Outlook: The ‘Cats must improve their pass defense, a situation complicated by the knee injury to Hall and the continued struggles of the D-line. The secondary was strafed repeatedly in 2011, and now its top cover corner needs to be replaced. The safeties could be a pleasant surprise. However, the cornerbacks really need McKnight to be healthy and ready to pick up where he left off before getting hurt last summer.
The one sure-thing on an otherwise uncertain special teams unit is at punter, where senior Kyle Dugandzic will be looking to pick up where he left off in 2011. In an auspicious debut out Ventura (Calif.) College, he would have led the Pac-12 with a 46-yard average had he made enough attempts to qualifies for the rankings. He also showed good touch with his punts, angling 12-of-40 inside the opponent’s 20-yard line.
The incumbent at placekicker is senior John Bonano, a steadying force on special teams a year ago. He took over for an ineffective Jaime Salazar and Alex Zendejas, hitting 8-of-12 field goals to earn improbably All-Pac-12 honorable mention recognition. However, junior Jake Smith, a transfer from Syracuse and Youngstown State showed enough leg strength in the spring to make this a competition in the summer.
Junior Richard Morrison is competing to be both the Wildcats’ punt and kick returner in the fall. He has terrific sped and the upfield vision to find the daylight in a coverage team. His competition will come from sophomore Jonathan McKnight on punts and junior Kylan Butler on kickoffs.
Watch Out For… Smith’s quest to make the kicker competition interesting in August. He didn’t back down to the incumbent in April, which really turned the staff’s heads. Bonano was hardly without flaws in his debut, and a new set of coaches is keeping an open mind about a lot of positions on the two-deep.
Strength: Dugandzic. Who knew? The punter was a revelation in his first season in Tucson, doing an unexpectedly crisp job of replacing Keenyn Crier. He quickly assimilated to his new digs, punting with excellent pop and angles. The senior should once again be the defense’s best friend.
Weakness: The coverage teams. What happened here? A unit strength in 2010 degraded into a liability last fall, as the Wildcats finished 110th nationally in punt return average defense and 103rd in covering kicks.
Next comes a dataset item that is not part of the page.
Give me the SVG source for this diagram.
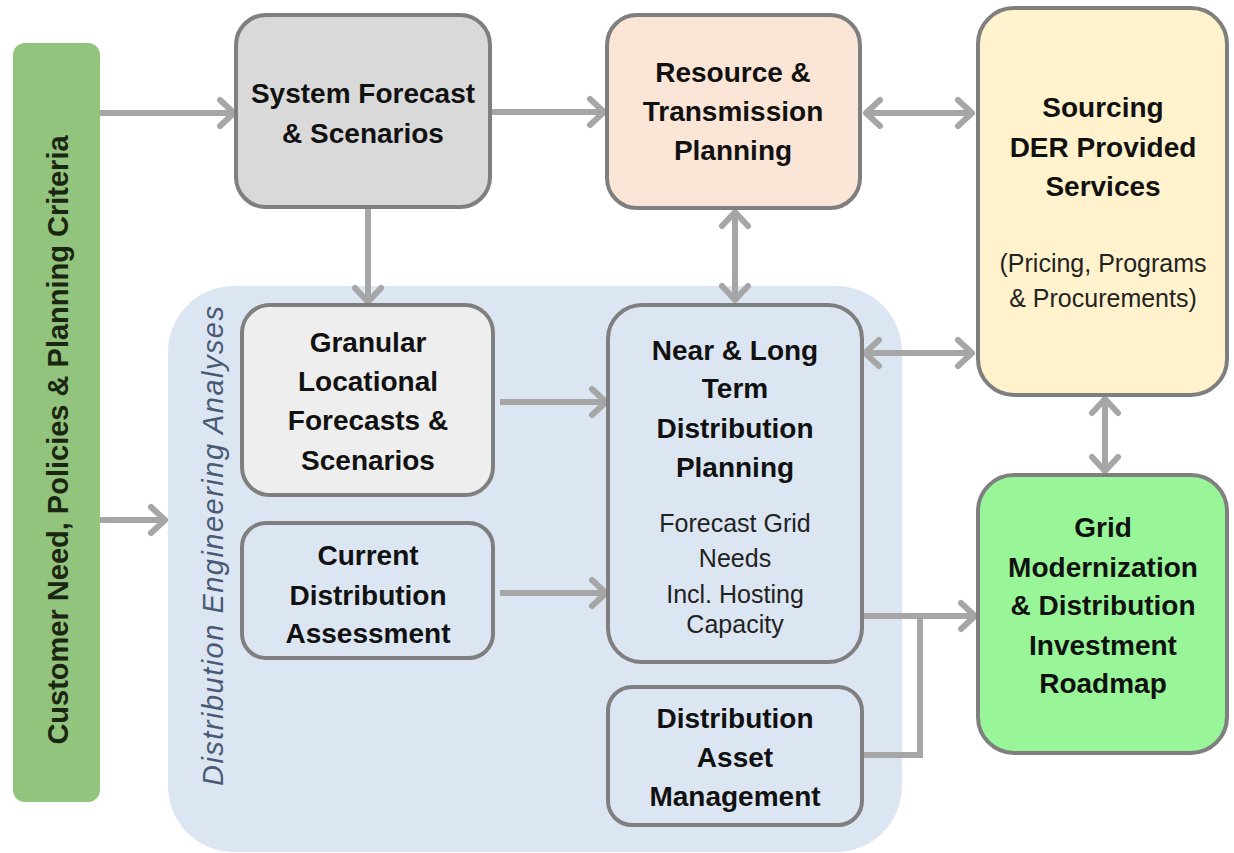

The new regime will look to immediately plug the holes in both sectors by attempting to flood the field with quality, aggressive athletes.
Outlook: While Arizona appears to be heading in the right direction on special teams with the likes of Dugandzic and Bonano, no one is poised to claim mission accomplished. The return game is still searching for a spark, and the coverage teams have a long way to go after getting exploited on a weekly basis in 2011.